Zwar hat Brandenburgs Regierung seit 2014 versucht, den sozialen Wohnungsbau wieder anzukurbeln, vor allem auf Druck der Landeshauptstadt Potsdam. Grundsätzlich setzte Infrastrukturministerin Kathrin Schneider dabei auf ein gemeinsames „Bündnis für Wohnen“ aller Akteure, um Mieten und Angebot im Griff zu behalten. Politischer Druck, oder gar eine Enteignungsdebatte, sind in Brandenburg kein Thema. So verweist der BBU darauf, dass die Mieten in Brandenburg auch im Vergleich zu Berlin – selbst im Umland – noch günstig sind.

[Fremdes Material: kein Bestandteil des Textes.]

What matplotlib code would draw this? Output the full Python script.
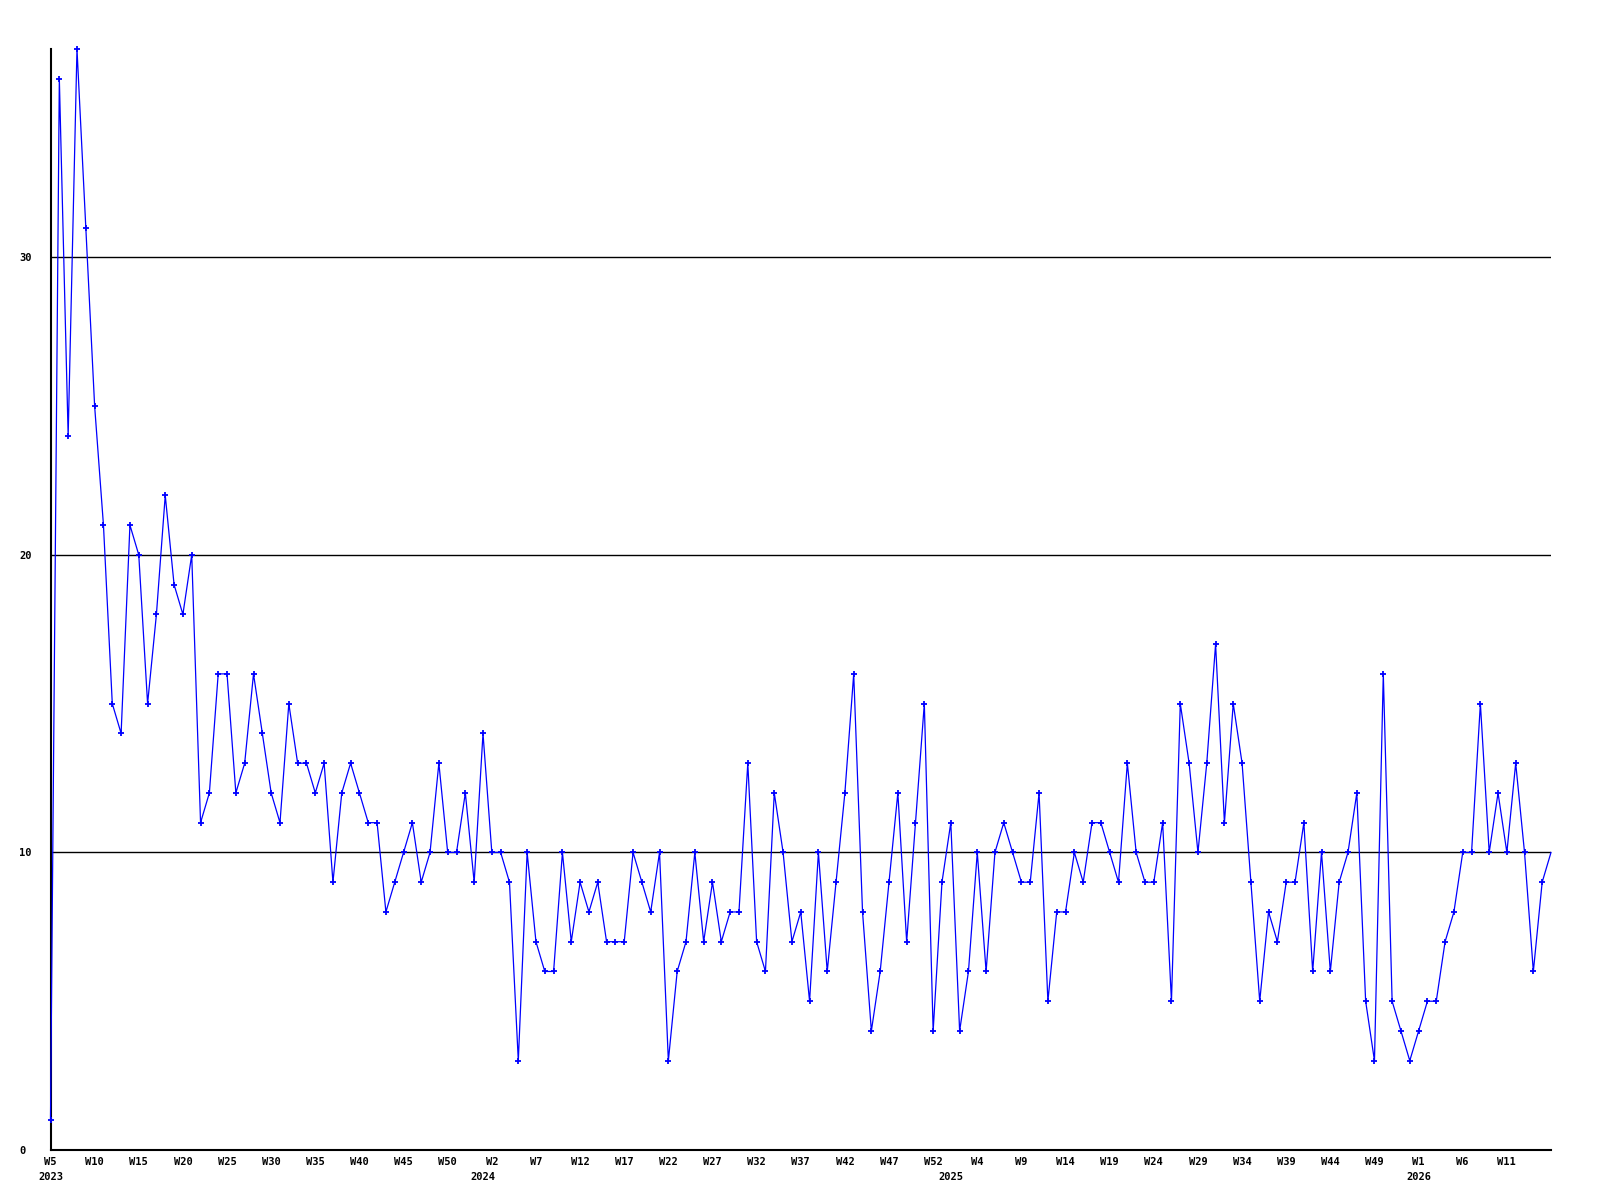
import matplotlib
matplotlib.use("Agg")
import matplotlib.pyplot as plt

# weekly counts, 2023 W5 .. 2026 W16 (one value per week)
values = [
    1, 36, 24, 37, 31, 25, 21, 15, 14, 21, 20, 15, 18, 22, 19, 18, 20,
    11, 12, 16, 16, 12, 13, 16, 14, 12, 11, 15, 13, 13, 12,
    13, 9, 12, 13, 12, 11, 11, 8, 9, 10, 11, 9, 10, 13, 10, 10, 12, 9, 14,
    10, 10, 9, 3, 10, 7, 6, 6, 10, 7, 9, 8, 9, 7, 7,
    7, 10, 9, 8, 10, 3, 6, 7, 10, 7, 9, 7, 8, 8, 13, 7, 6, 12, 10, 7, 8,
    5, 10, 6, 9, 12, 16, 8, 4, 6, 9, 12, 7, 11,
    15, 4, 9, 11, 4, 6, 10, 6, 10, 11, 10, 9, 9, 12, 5, 8, 8, 10, 9, 11,
    11, 10, 9, 13, 10, 9, 9, 11, 5, 15, 13, 10, 13, 17,
    11, 15, 13, 9, 5, 8, 7, 9, 9, 11, 6, 10, 6, 9, 10, 12, 5, 3, 16, 5,
    4, 3, 4, 5, 5, 7, 8, 10, 10, 15, 10, 12, 10, 13, 10, 6, 9, 10,
]

week_labels = ["W5", "W10", "W15", "W20", "W25", "W30", "W35", "W40", "W45", "W50",
               "W2", "W7", "W12", "W17", "W22", "W27", "W32", "W37", "W42", "W47", "W52",
               "W4", "W9", "W14", "W19", "W24", "W29", "W34", "W39", "W44", "W49",
               "W1", "W6", "W11"]
week_pos = [i * 5 for i in range(len(week_labels))]

year_labels = ["2023", "2024", "2025", "2026"]
year_pos = [0, 49, 102, 155]

y_ticks = [0, 10, 20, 30]

# small bold mono font, like the old gd chart
plt.rcParams["font.family"] = "DejaVu Sans Mono"
plt.rcParams["font.weight"] = "bold"
plt.rcParams["font.size"] = 7.5

fig = plt.figure(figsize=(16, 12), dpi=100)
ax = fig.add_axes([50.5 / 1600, 50 / 1200, 1500.5 / 1600, 1101 / 1200])

x = list(range(len(values)))
ax.plot(x, values, color="#0000ff", lw=0.9, marker="+", ms=5, mew=1.3,
        markevery=slice(0, len(values) - 1), clip_on=False, zorder=3)

ax.set_xlim(0, len(values) - 1)
ax.set_ylim(0, max(values))

ax.set_yticks(y_ticks)
ax.set_yticklabels([str(v) for v in y_ticks])
for lab in ax.get_yticklabels():
    lab.set_horizontalalignment("left")
ax.tick_params(axis="y", length=0, pad=22.5)
ax.yaxis.grid(True, color="black", lw=1)
ax.set_axisbelow(True)

ax.xaxis.remove_overlapping_locs = False
ax.set_xticks(week_pos)
ax.set_xticklabels(week_labels)
ax.set_xticks(year_pos, minor=True)
ax.set_xticklabels(year_labels, minor=True)
ax.tick_params(axis="x", which="major", length=0, pad=5)
ax.tick_params(axis="x", which="minor", length=0, pad=16)

for s in ["top", "right"]:
    ax.spines[s].set_visible(False)
for s in ["left", "bottom"]:
    ax.spines[s].set_color("black")
    ax.spines[s].set_linewidth(1.5)

fig.savefig("out.png", dpi=100, facecolor="white")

Der Durchschnittsmiete in Berlin von 6,72 Euro je Quadratmeter laut Mietspiegel stehen nach BBU-Angaben selbst im teuren Potsdam 5,84 Euro pro Quadratmeter gegenüber. Die Durchschnittszahlen trügen. Wer neu mietet, der zahlt drauf. Wer in Potsdam umziehen muss, aber nicht mehr Miete zahlen will oder kann, muss sich verkleinern. Es fehlen Sozialwohnungen im Umland. Und es werden bisher nur wenige neue Sozialwohnungen gebaut, 357 waren es im Jahr 2018, alle in Potsdam. Die im Landeshaushalt für sozialen Wohnungsbau vorgesehenen Mittel wurden nicht abgeschöpft. Unter anderem auch, weil es für Investoren nicht attraktiv ist: Mit herkömmlichen Eigentums- oder Mietwohnungen ist mehr Rendite drin.

Und die Politik? Die Ansätze in den Programmen sind sehr unterschiedlich. Die Grünen und die Linken wollen den sozialen Wohnungsbau drastisch hochfahren, die Linken dafür sogar eine Landeswohnungsbau- und Strukturgesellschaft gründen, möglichst gemeinsam mit Berlin. Die CDU unter ihrem Vorsitzenden Ingo Senftleben hingegen setzt darauf, für junge Familien das Bauen in Brandenburg zu erleichtern, indem Restriktionen für Gemeinden abgebaut werden, neue Wohngebiete ausgewiesen werden können. Wenn er Regierungschef wird, will er den Landesentwicklungsplan mit Berlin kündigen, was SPD, Grüne und Linke ablehnen.

Man kann im Land Brandenburg aber immer noch gut und preiswert wohnen, zur Miete oder in den eigenen vier Wänden – wenn man Entfernungen in Kauf nimmt, nehmen kann. Nach dem aktuellen Grundstücksmarktbericht des Landes hat 2018 ein Einfamilienhaus im Umland im Schnitt 339.000 Euro gekostet, in Mühlberg nahe Sachsen dagegen nur 36.500 Euro und in Letschin im Oderbruch 45.200 Euro.